• Melanin Enterprise

This Pastry Chef Is Determined To Run The Hottest Bakery In Oakland

Updated: Jan 11, 2020

David Benton of Sugarsweet Cookie + Cake Studio. Photo: Yuen Studio

East Oakland pastry chef David Benton didn’t grow up baking. In fact, he never even considered a career in pastry until he took a single basics-of-baking class while attending California Culinary Academy in San Francisco. Initially, he was attracted by the color and design aspects of baking, but by the time Benton took his required advanced baking class towards the end of his culinary school career, he realized his true passion was in the confections world.

“I knew I had wasted my time trying to be a chef and I knew I really wanted to be a baker,” said Benton, owner of Sugarsweet Cookie + Cake Studio, a new bakery in Oakland. Struck by the realization that he had chosen the wrong path for his career compounded by his lack of funds to enroll in the baking program, Benton was still determined to pursue his newfound interest.

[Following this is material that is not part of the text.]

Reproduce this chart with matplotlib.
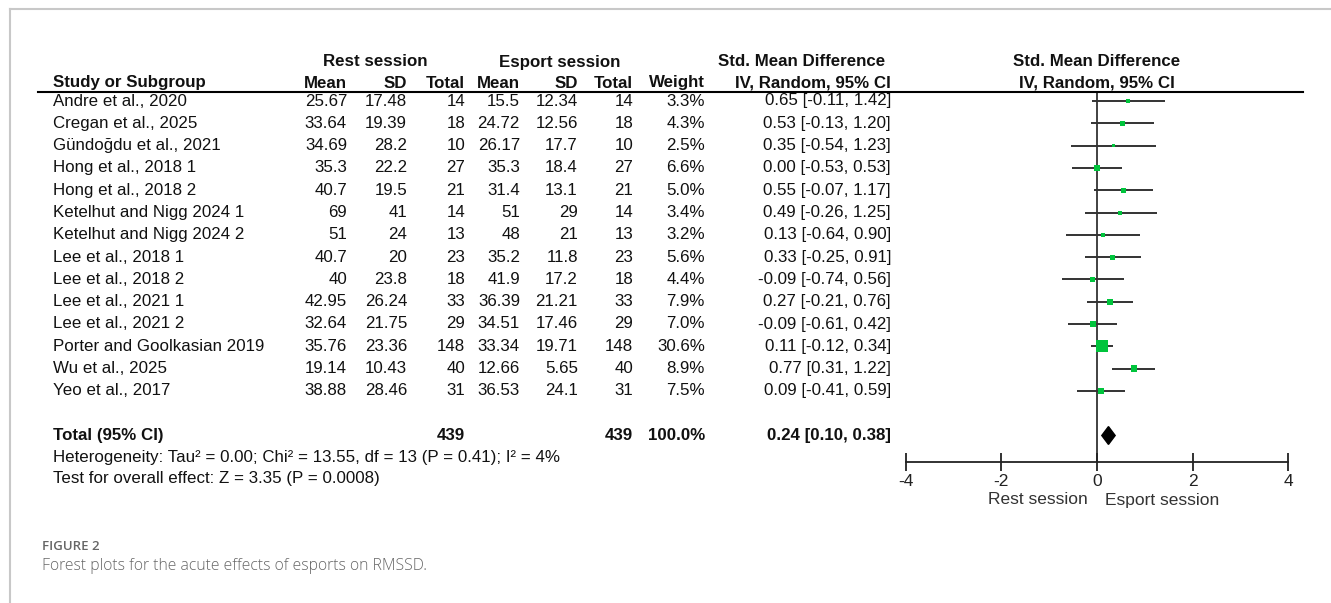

But what is an aspiring baker to do without a traditional course setting to learn in? Consult YouTube, of course. Benton dove headfirst into learning every possible thing there was to know about baking, voraciously watching every clip, reading every baking book, and even taking cake classes from his local Michaels craft supply store. The baker absorbed as much information as he could, honing his craft little by little as a dedicated hobby, all while maintaining an office job in San Francisco.

The turning point in his career, however, came after Benton was laid off in 2009 during the recession. Rather than languish in his jobless existence, Benton saw his chance.

But what is an aspiring baker to do without a traditional course setting to learn in? Consult YouTube, of course.

“After I was laid off, that’s when I started to take the baking thing seriously,” he said. “I got two years of unemployment, so for two years I just baked and baked and baked.” Benton tried different recipes he had seen online or on TV, until he realized that he was getting really good at this whole “baking thing” and began posting and selling his creations on his social media accounts and website.

Benton’s friends, family and neighbors took notice and started requesting special cake orders. Seizing the opportunity, the pastry chef turned his hobby into a side hustle, transforming his little East Oakland duplex into an at-home bakery with a cottage-food license. News of the baker’s set-up and well-crafted baked goods started to spread by word of mouth and over social media and, soon, Benton found himself fulfilling orders from all over the Bay Area and acing cake tastings for weddings. This was getting serious.

“I was doing everything out of my duplex in East Oakland. I had all of those tools shoved into my house,” he said. I had to get a smaller bed, I had to downsize my whole life to do this. I didn’t have much of a social life because I dedicated all my time to baking because it was getting serious, but it was fun. I didn’t always want to go out [with friends], I just wanted to do cakes.”

But after nine years of hustle, Benton was tired and overwhelmed with juggling his passion with his day job. Something had to give.

“I was getting a lot of orders from 2013 to 2017 and I was exhausted. So I had to decide, do I stop or do I go big?” Well, Benton decided bigger was better. He started casually looking for a small space he could move his operation into, where he could share his creations with his community.

Serendipitously, he stumbled across a little spot previously occupied by a bakery off Seminary Avenue, across the street from Mills College. It had everything he was looking for. The kitchen set-up, a display case and counter, and just enough space for people to stop and stay a while. All Benton needed to do was put his own signature on the place with a touch of modern glam and a nod to the timeless style of the ‘50s and ‘60s (the baker’s favorite era), a combination that’s reflected in his gorgeous creations.

And, though it took him two years to finally open his storefront due to a labyrinth of paperwork and permitting — a process Benton found wholly unhelpful and confusing as a small-business owner, and hopes to one day rectify for future entrepreneurs — the pastry chef has finally achieved his goal. He soft-opened Sugarsweet Cookie + Cake Studio in November.